L160, left: We will modify the definition of $g$ to be extended-real-valued functions so that it covers the indicator function. The function $h$ is real-valued to avoid making $f-g = -\infty$ . Thank you again for pointing this out.
L280, right: These conditions seem to be necessary. In Section 6, we provide an example of online sparse robust regression to illustrate their role. We will add another example directly after the summable assumptions for further illustrations, as suggested by the reviewer.
L160, right; L806; L869; references: We appreciate your careful attention to detail. We will correct these typographical errors and remove uncited references accordingly.

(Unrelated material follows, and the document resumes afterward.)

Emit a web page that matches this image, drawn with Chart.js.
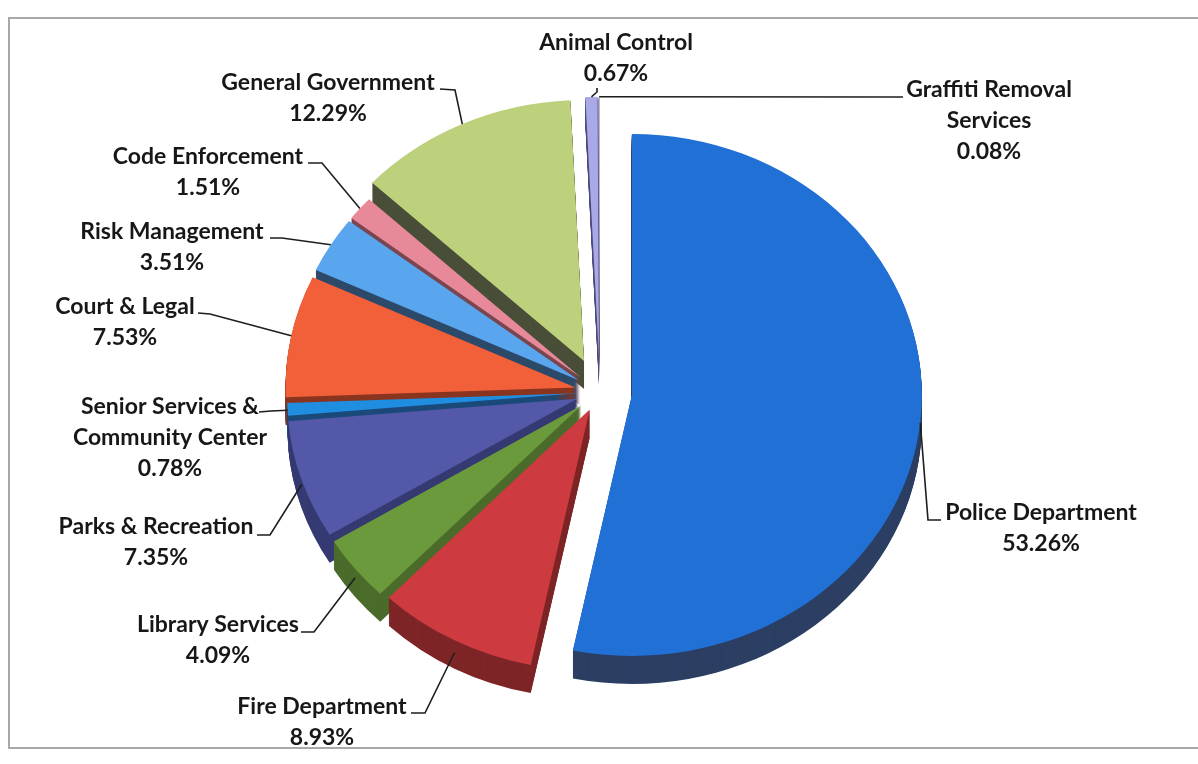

Thank you again for your valuable feedback. We will carefully incorporate these revisions to improve the clarity and precision of our work.

最终决定Accept (oral)

2025-05-01

This paper investigates stochastic optimization of difference-of-convex (DC) functions, where both components are expressed as expectations over random functions and the data distribution may shift over time. The authors develop an online adaptive sampling algorithm and provide rigorous asymptotic convergence guarantees to DC-critical points under mild assumptions. A key technical innovation is a convergence rate for the sample average approximation of subdifferential mappings, with the analysis carefully incorporating distributional shifts via Wasserstein distances. The main convergence result is nontrivial and appears technically sound.